Today, the position is as active as it is reactive, including screening potential hazards to reduce risks at the 1,200-employee complex of more than a dozen scientific labs. A physician is also on duty part time.

Wilkinson, wife of retired police officer Hugh Wilkinson, came to Vicksburg in 1958 when she entered nurse’s training at Mercy Hospital-Street Memorial, which then offered course and practical work leading to the registered nurse designation.

“I went through the three-year program to become an R.N.,” she said.

After graduation, she worked for 10 years as a surgical nurse with Dr. Donald T. Imrie, an orthopedic surgeon on the Mercy and Street Clinic staffs.

After joining the staff at WES, which is now a part of the multisite U.S. Army Engineering Research and Development Center, her job began changing from a person to provide first aid to a full-fledged occupational health officer.

“As an OR nurse, you were continually repairing things that had been injured or broken, and with the occupational health, we are trying to prevent that,” Wilkinson said, explaining the different roles she has played in the health-care system.

Instead of assisting a surgeon in an operating room, an occupational health nurse’s typical day could be more like the day of a nurse who works in a physician’s office.

A typical day could include tasks from helping a physician perform a physical to counseling individuals with problems to running all kinds of examinations from hearing tests to vision tests to breathing tests to electrocardiograms.

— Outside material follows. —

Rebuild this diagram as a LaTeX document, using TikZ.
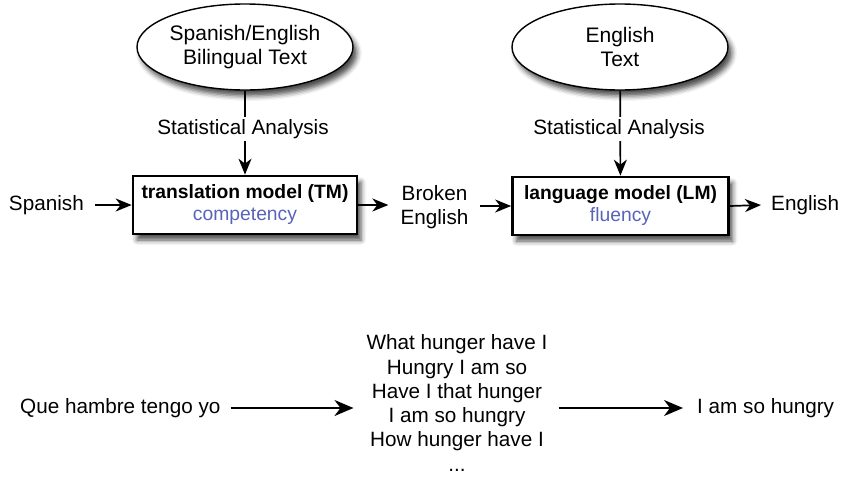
\documentclass[tikz,border=0pt]{standalone}
\usepackage{fontspec}
\setmainfont{Liberation Sans}
\usetikzlibrary{shapes.geometric,arrows.meta,shadows.blur}
\definecolor{fblue}{RGB}{88,99,186}
\begin{document}
\begin{tikzpicture}[x=1pt,y=-1pt,
  every node/.style={font=\fontsize{20.7}{24.5}\selectfont, align=center},
  shad/.style={blur shadow={shadow xshift=4pt,shadow yshift=-6pt,shadow blur radius=5pt,shadow opacity=70}},
  src/.style={ellipse, draw, line width=1.4pt, fill=white, inner sep=0pt,
    minimum width=216pt, minimum height=86pt, font=\fontsize{21}{24}\selectfont, shad},
  model/.style={rectangle, draw, line width=2.7pt, fill=white, minimum height=58pt,
    font=\fontsize{19.3}{22}\selectfont, shad},
  arr/.style={line width=1.7pt, -{Stealth[length=16pt,width=13pt,inset=5pt]}},
  barr/.style={line width=1.9pt, -{Stealth[length=19pt,width=16pt,inset=6pt]}},
  lbl/.style={fill=white, inner sep=2pt}]
\useasboundingbox (0,0) rectangle (844,477);

% top row
\node[src] (e1) at (245,47) {Spanish/English\\Bilingual Text};
\node[src] (e2) at (620,47) {English\\Text};
\node[model, minimum width=224pt] (tm) at (245,205)
  {\textbf{translation model (TM)}\\\textcolor{fblue}{competency}};
\node[model, minimum width=216pt] (lm) at (620.5,206)
  {\textbf{language model (LM)}\\\textcolor{fblue}{fluency}};

\draw[arr] (e1) -- (tm);
\node[lbl] (sa1) at (243,129) {Statistical Analysis};
\draw[arr] (e2) -- (lm);
\node[lbl] (sa2) at (619,129) {Statistical Analysis};

\node[anchor=east, inner sep=0pt] (sp) at (84,205) {Spanish};
\node[inner sep=0pt] (be) at (434.5,207) {Broken\\English};
\node[anchor=west, inner sep=0pt] (en) at (771,205) {English};

\draw[arr] (sp.east) ++(11,0) coordinate (sps) -- (tm.west |- sps);
\draw[arr] (tm.east) -- ([xshift=-12pt]be.west |- tm.east);
\draw[arr] ([xshift=11pt]be.east |- lm.west) -- (lm.west);
\draw[arr] (lm.east) -- ([xshift=-10pt]en.west);

% bottom row
\node[anchor=west, inner sep=0pt] (q) at (20,408) {Que hambre tengo yo};
\node[inner sep=0pt, font=\fontsize{20.7}{24.3}\selectfont] (list) at (457,403)
  {What hunger have I\\Hungry I am so\\Have I that hunger\\I am so hungry\\How hunger have I\\...};
\node[anchor=west, inner sep=0pt] (h) at (697,408) {I am so hungry};

\draw[barr] ([xshift=10pt]q.east) -- ([xshift=-13pt]list.west |- q.east);
\draw[barr] ([xshift=11pt]list.east |- q.east) -- ([xshift=-14pt]h.west);
\end{tikzpicture}
\end{document}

As Wilkinson prepares for official retirement next week, she said the occupational health office treats routine colds and sore throats, but the office staff also tries to provide any counseling an employee needs as well as assistance in determining what type of specialist may be needed to address a specific health problem. Pre-employment physicals are also an important part of the office’s work.

“We do medical surveillance. Individuals who work in certain areas where they are exposed to chemicals or hazardous waste or radiationwe routinely check them to try to prevent them from getting overexposure,” she said.

The people who fall under the medical surveillance requirements must be checked out at least once a year.

In addition to the people at WES, Wilkinson has responsibilities for health records for people at some of the other ERDC sites.

“Now, I have all the medical records for our people at (the Construction Engineering Research Laboratory) at Champaign (Ill.) and (the Cold Region Research and Engineering Laboratory) at Hanover (N.H.). So, I deal with their medical problems as well as ours, and a few other places,” she said. “I advise them on what kind of medical surveillance is needed for the individuals.”

Thirty years has not been just applying a coating of antiseptic and a bandage to cuts, checking an employee’s blood pressure or doing examinations, there have been some interesting things happen.

One of those, Wilkinson recalled, was the time she had to get an employee back home after he became ill.

“I guess I was here about six months, and I had to fly to Harrisonburg, Pa., to come home with an employee who had had a heart attack up there,” she said. “We flew back on the Corps of Engineers plane out of Washington (D.C.).”